One can imagine that this seems good from the point of view of speeding up their C TLS protocol, but bad for anyone trying to use the underlying cryptography.
There was an announcement I missed that it would be split into two libraries: "mbed crypto" and "mbedTLS", to serve the two different audiences for the code. But that seemed to be short-lived, and "mbed crypto" was reabsorbed into the mbedTLS codebase. Not before the damage had been done to the layering and generality.
So now mbedTLS seems to be playing catch-up on serving the audience that wanted the crypto primitives. But functionality that had an endorsed method to do in mbedTLS 2 now requires hacking beneath the approved API to accomplish.
On the bright side...
Since the re-absorption of "mbed crypto", mbedTLS seems amenable to having answers for the a-la-carte crypto crowd. A request I made is at least marked medium importance.
Also, the API becoming more formalized is pointing out some weird mistakes that were made before in the code...filling structure parameters that were unused, for instance. Having to call each of these things into question is a good vetting of the code.

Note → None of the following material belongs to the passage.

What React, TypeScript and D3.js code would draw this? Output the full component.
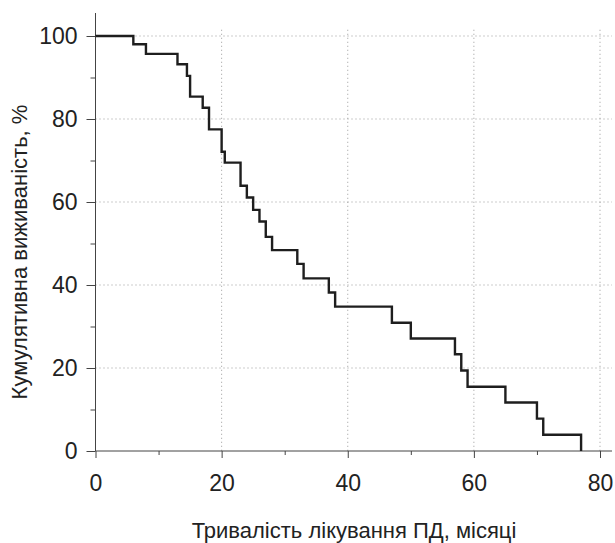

And although I had to use hacks to do it, we now can run https on top of mbedTLS 3. I've been a little on the fence of whether to stick with mbedTLS 2 (support ending in 2024) or find some other library. But writing about cryptography has made me realize it's a bit of a red herring on the importance scale, and I think we're better off rolling with the punches of mbedTLS 3 than going it some other route.